Die Nachtpförtnerin, die wie immer um diese Zeit vor dem Fernseher saß, riss sich ungläubig die Brille von der Nase, als die beiden Polizisten mit mir auftauchten. »Kennen Sie das Mädchen?«, fragte der Polizist.
»Natürlich.« Sie starrte mich an. »Das ist Lilly. Hat sie einen Unfall gehabt?«
»Sie ist den Nachbarschaftssheriffs in die Hände gefallen«, sagte die Polizistin und hatte immer noch Mühe, ihren Zorn zu unterdrücken. »Wollte wohl nur ein bisschen spazieren gehen. Wenn die Eltern Anzeige erstatten wollen, können sie sich gern an mich wenden.«
»Wie bist du denn herausgekommen?«, fragte die Pförtnerin fassungslos.
»Durch den Fahrradkeller«, murmelte ich.
»Vielleicht nimmst du erst mal ein Bad«, sagte die Polizistin. »Das beruhigt. Das mache ich auch immer, wenn ich mich aufrege.«
»Okay«, flüsterte ich.
»Möchtest du, dass jemand bei dir ist? Sollen wir bei dir zu Hause anrufen?«, schlug sie vor.
Ich schüttelte den Kopf. Ich wollte ihr nicht sagen, dass es niemanden gab, den sie hätte anrufen können, aber der Gedanke trieb mir dann doch die Tränen in die Augen. Noch nie in meinem Leben hatte ich mich so allein gefühlt.
»Ihre Mutter ist vor zwei Wochen gestorben«, flüsterte die Pförtnerin.

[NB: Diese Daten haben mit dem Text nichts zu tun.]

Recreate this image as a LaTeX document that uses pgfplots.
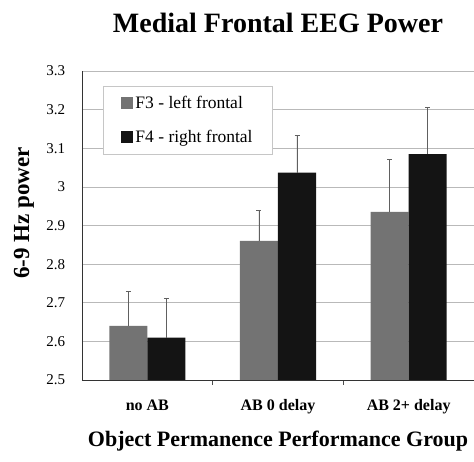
\documentclass[border=0pt]{standalone}
\usepackage{fontspec}
\setmainfont{Liberation Serif}
\usepackage{pgfplots}
\pgfplotsset{compat=1.18}
\definecolor{fthree}{gray}{0.45}
\definecolor{ffour}{gray}{0.08}
\begin{document}
\begin{tikzpicture}
\begin{axis}[
  scale only axis, width=392pt, height=309pt,
  xmin=-0.5, xmax=2.5, ymin=2.5, ymax=3.3,
  ybar=0pt, bar width=38pt,
  axis x line*=bottom, axis y line*=left,
  axis line style={gray!40!black, line width=0.8pt},
  ytick={2.5,2.6,2.7,2.8,2.9,3.0,3.1,3.2,3.3},
  yticklabels={2.5,2.6,2.7,2.8,2.9,3,3.1,3.2,3.3},
  /pgf/number format/assume math mode=true,
  major y tick style={draw=none},
  yticklabel style={font=\fontsize{15}{15}\selectfont, xshift=-9pt},
  ymajorgrids, grid style={gray!55, line width=0.6pt},
  xtick={0,1,2}, xticklabels={no AB, AB 0 delay, AB 2+ delay},
  major x tick style={draw=none},
  minor xtick={0.5,1.5}, tick align=outside, minor tick length=5pt,
  minor x tick style={gray!60!black, line width=0.6pt},
  xticklabel style={font=\bfseries\fontsize{16}{16}\selectfont, yshift=-12pt},
  title={Medial Frontal EEG Power},
  title style={font=\bfseries\fontsize{28}{28}\selectfont, at={(0.5,1)}, anchor=center, yshift=42pt},
  xlabel={Object Permanence Performance Group},
  xlabel style={font=\bfseries\fontsize{22}{22}\selectfont, at={(axis description cs:0.5,0)}, anchor=center, yshift=-61pt},
  ylabel={6-9 Hz power},
  ylabel style={font=\bfseries\fontsize{23}{23}\selectfont, at={(axis description cs:-0.148,0.54)}, anchor=center},
  legend style={at={(axis description cs:0.054,0.951)}, anchor=north west, draw=gray!45, line width=0.6pt,
    font=\fontsize{17.5}{17.5}\selectfont, row sep=16pt, inner xsep=18pt, inner ysep=8pt, cells={anchor=west}},
  legend image code/.code={\fill[#1] (0pt,-6pt) rectangle (12pt,6pt);},
]
\coordinate (O) at (rel axis cs:0,0);
\addplot+[ybar, fill=fthree, draw=none,
  error bars/.cd, y dir=plus, y explicit,
  error bar style={gray!75!black, line width=0.8pt},
  error mark options={rotate=90, mark size=2.5pt, gray!75!black, line width=0.8pt}]
  coordinates {(0,2.64) +- (0,0.09) (1,2.86) +- (0,0.08) (2,2.935) +- (0,0.135)};
\addplot+[ybar, fill=ffour, draw=none,
  error bars/.cd, y dir=plus, y explicit,
  error bar style={gray!75!black, line width=0.8pt},
  error mark options={rotate=90, mark size=2.5pt, gray!75!black, line width=0.8pt}]
  coordinates {(0,2.61) +- (0,0.10) (1,3.037) +- (0,0.095) (2,3.085) +- (0,0.12)};
\legend{F3 - left frontal, F4 - right frontal}
\end{axis}
\pgfresetboundingbox
\path[use as bounding box] ([shift={(-82pt,-82pt)}]O) rectangle ([shift={(392pt,380pt)}]O);
\end{tikzpicture}
\end{document}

Ich drehte mich auf der Stelle um und rannte die Treppe hinauf, denn um nichts in der Welt wollte ich in die mitleidigen Augen der Polizistin sehen. Sie sah nett aus, mit einem hübschen runden Gesicht und vielen Dauerwellenlöckchen. Während ich unter der heißen Dusche stand – denn eine Badewanne hatten wir nur in der Krankenstation –, malte ich mir aus, wie ich an ihrer Hand einfach davonging. Flötenmusik spielte, die Türen des Polizeiwagens fielen hinter uns zu und seine Rücklichter verschwanden im orangeroten Licht der Sonne, als wir mitten durch sie hindurchfuhren.

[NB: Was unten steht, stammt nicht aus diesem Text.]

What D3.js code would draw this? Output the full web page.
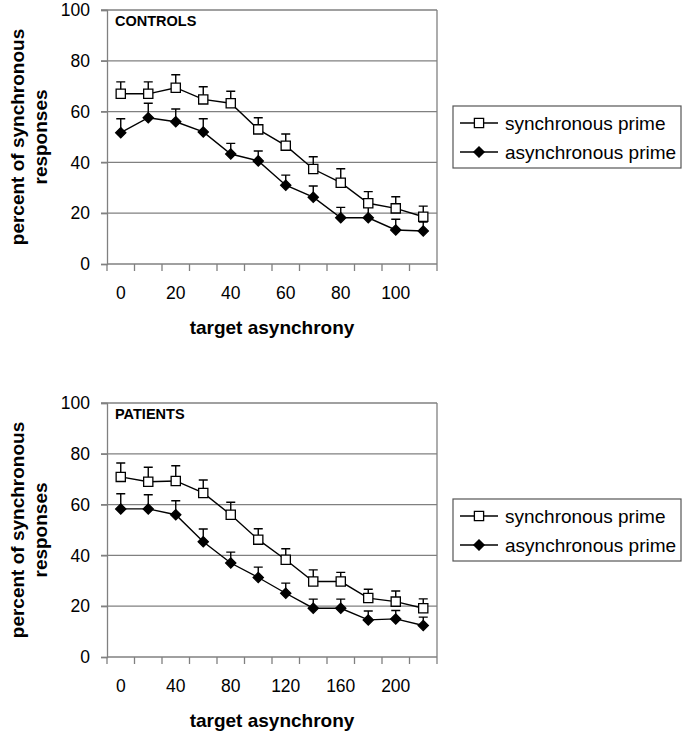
<!DOCTYPE html>
<html>
<head>
<meta charset="utf-8">
<script src="https://cdn.jsdelivr.net/npm/d3@7"></script>
<style>
  body { margin: 0; background: #fff; }
  svg { display: block; font-family: "Liberation Sans", Arial, sans-serif; }
</style>
</head>
<body>
<div class="chart"></div>
<script>
// controls panel
const controlsDelays = [0, 10, 20, 30, 40, 50, 60, 70, 80, 90, 100, 110];
const controlsTicks = [0, 20, 40, 60, 80, 100];
const controlsSync = [67, 67, 69.4, 64.8, 63.3, 53, 46.6, 37.4, 32, 23.9, 21.9, 18.6];
const controlsSyncErr = [4.7, 4.7, 5.1, 5, 4.7, 4.6, 4.6, 4.8, 5.5, 4.6, 4.6, 4.2];
const controlsAsync = [51.7, 57.6, 56, 52, 43.3, 40.6, 31, 26.3, 18.2, 18.2, 13.4, 13];
const controlsAsyncErr = [5.5, 5.7, 5, 5.2, 4.2, 3.9, 4, 4.4, 4.1, 4.1, 4.2, 3.5];

// patients panel
const patientsDelays = [0, 20, 40, 60, 80, 100, 120, 140, 160, 180, 200, 220];
const patientsTicks = [0, 40, 80, 120, 160, 200];
const patientsSync = [70.9, 69, 69.3, 64.6, 56, 46.2, 38.3, 29.7, 29.7, 23.2, 21.8, 19.2];
const patientsSyncErr = [5.5, 5.7, 6, 5.1, 4.9, 4.3, 4.3, 4.6, 3.6, 3.5, 4.2, 3.7];
const patientsAsync = [58.3, 58.3, 56, 45.4, 37, 31.3, 25.1, 19.2, 19.2, 14.6, 15, 12.4];
const patientsAsyncErr = [6, 5.6, 5.5, 5, 4.3, 4.1, 4, 3.6, 3.6, 3.5, 3.3, 3.3];

const yTicks = [0, 20, 40, 60, 80, 100];
const seriesNames = ["synchronous prime", "asynchronous prime"];

const width = 686;
const height = 732;
const grey = "#808080";

const svg = d3.select(".chart")
  .append("svg")
  .attr("width", width)
  .attr("height", height);

// square marker, and a square turned 45 degrees for the diamond
const square = d3.symbol().type(d3.symbolSquare).size(85);
const diamond = d3.symbol().type(d3.symbolSquare).size(52);
const markers = {
  sync: { sym: square, rot: 0, fill: "#fff" },
  async: { sym: diamond, rot: 45, fill: "#000" }
};

function drawPanel(top, label, delays, ticks, sync, syncErr, async, asyncErr) {
  const left = 107, right = 437, bottom = top + 254;

  const x = d3.scaleBand().domain(delays).range([left, right]);
  const y = d3.scaleLinear().domain([0, 100]).range([bottom, top]);

  const g = svg.append("g");

  // grid
  g.selectAll(".grid")
    .data(yTicks.filter(d => d > 0))
    .enter()
    .append("line")
    .attr("x1", left - 6)
    .attr("x2", right)
    .attr("y1", d => y(d))
    .attr("y2", d => y(d))
    .attr("stroke", grey)
    .attr("stroke-width", 1.3);

  // right border
  g.append("line")
    .attr("x1", right).attr("x2", right)
    .attr("y1", top).attr("y2", bottom)
    .attr("stroke", grey).attr("stroke-width", 1.3);

  // y axis
  const yAxis = g.append("g")
    .attr("transform", `translate(${left},0)`)
    .call(d3.axisLeft(y).tickValues(yTicks).tickSize(6).tickPadding(11));
  yAxis.select(".domain").attr("stroke", grey).attr("stroke-width", 1.3);
  yAxis.selectAll(".tick line").attr("stroke", grey).attr("stroke-width", 1.3);
  yAxis.selectAll("text")
    .attr("fill", "#000")
    .style("font-size", "17.5px")
    .style("font-family", "Liberation Sans, Arial, sans-serif");

  // x axis, ticks between categories
  const xb = g.append("g").attr("transform", `translate(0,${bottom})`);
  xb.append("line")
    .attr("x1", left).attr("x2", right)
    .attr("stroke", grey).attr("stroke-width", 1.3);
  xb.selectAll(".xt")
    .data(delays.concat(["end"]))
    .enter()
    .append("line")
    .attr("x1", (d, i) => left + i * x.bandwidth())
    .attr("x2", (d, i) => left + i * x.bandwidth())
    .attr("y1", 0).attr("y2", 7)
    .attr("stroke", grey).attr("stroke-width", 1.3);
  xb.selectAll("text")
    .data(ticks)
    .enter()
    .append("text")
    .attr("x", d => x(d) + x.bandwidth() / 2)
    .attr("y", 35)
    .attr("text-anchor", "middle")
    .style("font-size", "17.5px")
    .text(d => d);

  // titles
  g.append("text")
    .attr("x", (left + right) / 2)
    .attr("y", bottom + 70)
    .attr("text-anchor", "middle")
    .style("font-size", "19px")
    .style("font-weight", "bold")
    .text("target asynchrony");

  const yt = g.append("text")
    .attr("transform", `translate(24,${(top + bottom) / 2}) rotate(-90)`)
    .attr("text-anchor", "middle")
    .style("font-size", "19px")
    .style("font-weight", "bold");
  yt.append("tspan").attr("x", 0).attr("dy", 0).text("percent of synchronous");
  yt.append("tspan").attr("x", 0).attr("dy", 23).text("responses");

  g.append("text")
    .attr("x", left + 8)
    .attr("y", top + 16)
    .style("font-size", "14.5px")
    .style("font-weight", "bold")
    .text(label);

  const series = [
    { vals: async, err: asyncErr, m: markers.async },
    { vals: sync, err: syncErr, m: markers.sync }
  ];

  series.forEach(s => {
    const pts = delays.map((d, i) => ({ d: d, v: s.vals[i], e: s.err[i] }));
    const cx = p => x(p.d) + x.bandwidth() / 2;

    // error bars (upper only)
    g.selectAll(null)
      .data(pts)
      .enter()
      .append("path")
      .attr("d", p => `M${cx(p)},${y(p.v)}V${y(p.v + p.e)}M${cx(p) - 4.5},${y(p.v + p.e)}H${cx(p) + 4.5}`)
      .attr("stroke", "#000")
      .attr("stroke-width", 1.4)
      .attr("fill", "none");

    g.append("path")
      .datum(pts)
      .attr("d", d3.line().x(cx).y(p => y(p.v)))
      .attr("stroke", "#000")
      .attr("stroke-width", 1.4)
      .attr("fill", "none");

    g.selectAll(null)
      .data(pts)
      .enter()
      .append("path")
      .attr("d", s.m.sym)
      .attr("transform", p => `translate(${cx(p)},${y(p.v)}) rotate(${s.m.rot})`)
      .attr("fill", s.m.fill)
      .attr("stroke", "#000")
      .attr("stroke-width", 1.3);
  });

  // legend
  const lg = g.append("g").attr("transform", `translate(453,${top + 96})`);
  lg.append("rect")
    .attr("width", 228).attr("height", 62)
    .attr("fill", "#fff").attr("stroke", "#555").attr("stroke-width", 1.2);
  const items = [
    { name: seriesNames[0], m: markers.sync },
    { name: seriesNames[1], m: markers.async }
  ];
  const row = lg.selectAll(".item")
    .data(items)
    .enter()
    .append("g")
    .attr("transform", (d, i) => `translate(0,${17 + i * 29})`);
  row.append("line")
    .attr("x1", 7).attr("x2", 45)
    .attr("stroke", "#000").attr("stroke-width", 1.4);
  row.append("path")
    .attr("d", d => d.m.sym())
    .attr("transform", d => `translate(26,0) rotate(${d.m.rot})`)
    .attr("fill", d => d.m.fill)
    .attr("stroke", "#000")
    .attr("stroke-width", 1.3);
  row.append("text")
    .attr("x", 52)
    .attr("y", 6.5)
    .style("font-size", "19px")
    .text(d => d.name);
}

drawPanel(10, "CONTROLS", controlsDelays, controlsTicks,
  controlsSync, controlsSyncErr, controlsAsync, controlsAsyncErr);
drawPanel(403, "PATIENTS", patientsDelays, patientsTicks,
  patientsSync, patientsSyncErr, patientsAsync, patientsAsyncErr);
</script>
</body>
</html>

Hinterher fiel mir ein, dass ich nicht einmal darauf geachtet hatte, wer von den Beteiligten zu »Lenas Haus« gehörte. Aber mit »Lenas Haus« war es nach diesem Abend ohnehin vorbei. Harald und Helga und der Dicke mit den Pockennarben hatten ihm seinen Zauber genommen, und ich bin nie wieder dort gewesen.
Die Wohnung ging schneller weg als der BMW – klar, beste Lage Eppendorf, bemerkte Pascal. Er saß auf der Heizung und ich auf dem blanken Wohnzimmerfußboden, die letzten Umzugskartons standen noch herum und aus dem Nebenraum hörten wir die Maklerin unsere Wohnung anpreisen. »Hier wäre dann eine Möglichkeit für ein zweites Kinderzimmer oder Arbeitszimmer, ganz nach Wunsch. Telefonanschluss ist vorhanden. Der Vormieter hat den Raum als Dunkelkammer genutzt …«
»Wie ist denn deine neue WG?«, fragte ich.

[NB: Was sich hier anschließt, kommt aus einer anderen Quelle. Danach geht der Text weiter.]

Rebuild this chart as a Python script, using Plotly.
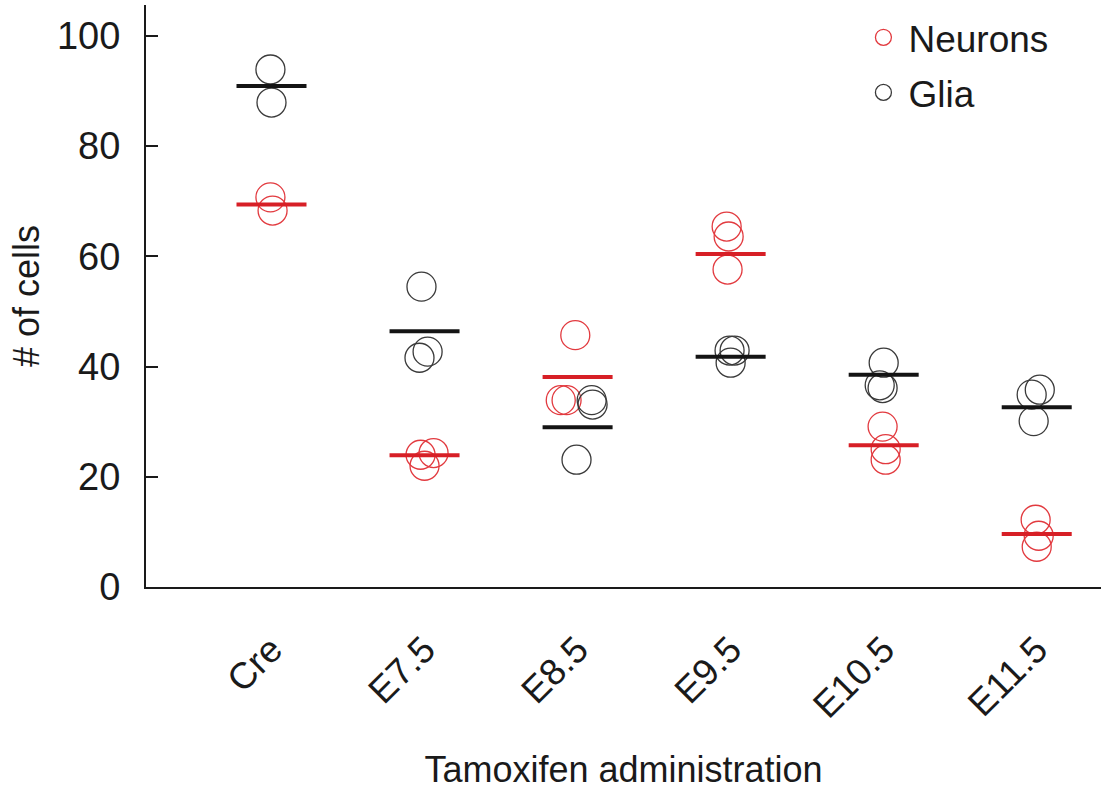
import plotly.graph_objects as go

# ---------------- data ----------------
categories = ["Cre", "E7.5", "E8.5", "E9.5", "E10.5", "E11.5"]

neurons_vals = [
    [70.7, 68.3],
    [24.0, 24.3, 22.0],
    [45.7, 33.9, 33.9],
    [65.4, 63.6, 57.6],
    [29.1, 25.0, 23.1],
    [12.2, 9.3, 7.3],
]
glia_vals = [
    [93.9, 87.9],
    [54.5, 41.6, 42.7],
    [33.9, 33.1, 23.1],
    [42.9, 42.9, 40.7],
    [40.7, 36.6, 36.1],
    [34.9, 35.8, 30.1],
]
neurons_mean = [69.4, 23.9, 38.1, 60.4, 25.7, 9.6]
glia_mean = [90.9, 46.4, 29.0, 41.8, 38.5, 32.6]

y_ticks = [0, 20, 40, 60, 80, 100]

# horizontal jitter of the individual points (fraction of category spacing)
neurons_jitter = [
    [-0.007, 0.007],
    [-0.026, 0.059, 0.0],
    [-0.015, -0.11, -0.072],
    [-0.026, -0.013, -0.02],
    [-0.007, 0.013, 0.013],
    [-0.007, 0.013, 0.0],
]
glia_jitter = [
    [-0.007, 0.0],
    [-0.02, -0.033, 0.02],
    [0.092, 0.098, -0.007],
    [-0.007, 0.026, 0.0],
    [0.0, -0.026, -0.007],
    [-0.033, 0.02, -0.02],
]

# ---------------- build ----------------
def flatten(vals, jit):
    xs, ys = [], []
    for i, (vv, jj) in enumerate(zip(vals, jit)):
        for v, j in zip(vv, jj):
            xs.append(i + j)
            ys.append(v)
    return xs, ys

cat_pos = list(range(len(categories)))
RED_C = "#e23a3f"
RED_M = "#d71f26"
BLK_C = "#3a3a3a"
BLK_M = "#141414"
FONT = "Liberation Sans, Arial, Helvetica, sans-serif"
TXT = "#1a1a1a"

nx, ny = flatten(neurons_vals, neurons_jitter)
gx, gy = flatten(glia_vals, glia_jitter)

fig = go.Figure()
fig.add_trace(go.Scatter(
    x=nx, y=ny, mode="markers", name="Neurons", legendgroup="n",
    marker=dict(symbol="circle-open", size=29, color=RED_C, line=dict(width=1.3, color=RED_C)),
))
fig.add_trace(go.Scatter(
    x=gx, y=gy, mode="markers", name="Glia", legendgroup="g",
    marker=dict(symbol="circle-open", size=29, color=BLK_C, line=dict(width=1.3, color=BLK_C)),
))
fig.add_trace(go.Scatter(
    x=cat_pos, y=neurons_mean, mode="markers", showlegend=False, name="Neurons mean",
    marker=dict(symbol="line-ew", size=50, color=RED_M, line=dict(width=4, color=RED_M)),
))
fig.add_trace(go.Scatter(
    x=cat_pos, y=glia_mean, mode="markers", showlegend=False, name="Glia mean",
    marker=dict(symbol="line-ew", size=50, color=BLK_M, line=dict(width=4, color=BLK_M)),
))

fig.update_layout(
    width=1101, height=790,
    margin=dict(l=146, r=0, t=5, b=203),
    paper_bgcolor="white", plot_bgcolor="white",
    font=dict(family=FONT, color=TXT, size=36),
    showlegend=True,
    legend=dict(
        x=0.746, y=0.997, xanchor="left", yanchor="top",
        font=dict(size=37, family=FONT, color=TXT),
        bgcolor="rgba(0,0,0,0)", borderwidth=0,
        tracegroupgap=4, itemwidth=40,
    ),
    xaxis=dict(
        range=[-0.82, 5.42],
        tickmode="array", tickvals=cat_pos, ticktext=categories,
        tickangle=-45, ticks="", ticklabelstandoff=24,
        tickfont=dict(size=37, family=FONT, color=TXT),
        showline=True, linecolor="#1a1a1a", linewidth=2,
        showgrid=False, zeroline=False,
        title=dict(text="Tamoxifen administration", font=dict(size=36, family=FONT, color=TXT), standoff=42),
        automargin=False,
    ),
    yaxis=dict(
        range=[0, 105.6],
        tickmode="array", tickvals=y_ticks,
        ticks="inside", ticklen=12, tickwidth=2, tickcolor="#1a1a1a",
        ticklabelstandoff=16,
        tickfont=dict(size=38, family=FONT, color=TXT),
        showline=True, linecolor="#1a1a1a", linewidth=2,
        showgrid=False, zeroline=False,
        title=dict(text="# of cells", font=dict(size=36, family=FONT, color=TXT), standoff=6),
        automargin=False,
    ),
)

fig.write_html("out.html")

»Ganz in Ordnung«, meinte Pascal. »Zwei Journalisten, unbeweibt, eher ruhig. Ich bin ja ohnehin kaum da.«
»Und … was machst du Weihnachten?« Ich versuchte einen beiläufigen Ton in meine Stimme zu legen.
Pascal zögerte einen Moment. »Acapulco«, sagte er dann und studierte das Haus auf der anderen Straßenseite so aufmerksam, als hätte ihm dort jemand gewunken. »Für den Heine-Katalog. Am ersten Feiertag geht’s los.«
»Ach so«, murmelte ich.
»Hör mal«, setzte er nach, »ich muss einfach mal raus. Ich kann jetzt nicht gleich wieder auf Familie machen, so ohne Rita …«
»Aber du warst doch gerade erst weg.«
Pascal stieß sich von der Heizung ab und kam zu mir hinüber. Er ging vor mir in die Hocke und strich mir mit dem Zeigefinger den Pony aus der Stirn, damit er mir besser ins Gesicht sehen konnte.
»Hast du wirklich Sorge, dass du mich am Hals hast?«, fragte ich bedrückt.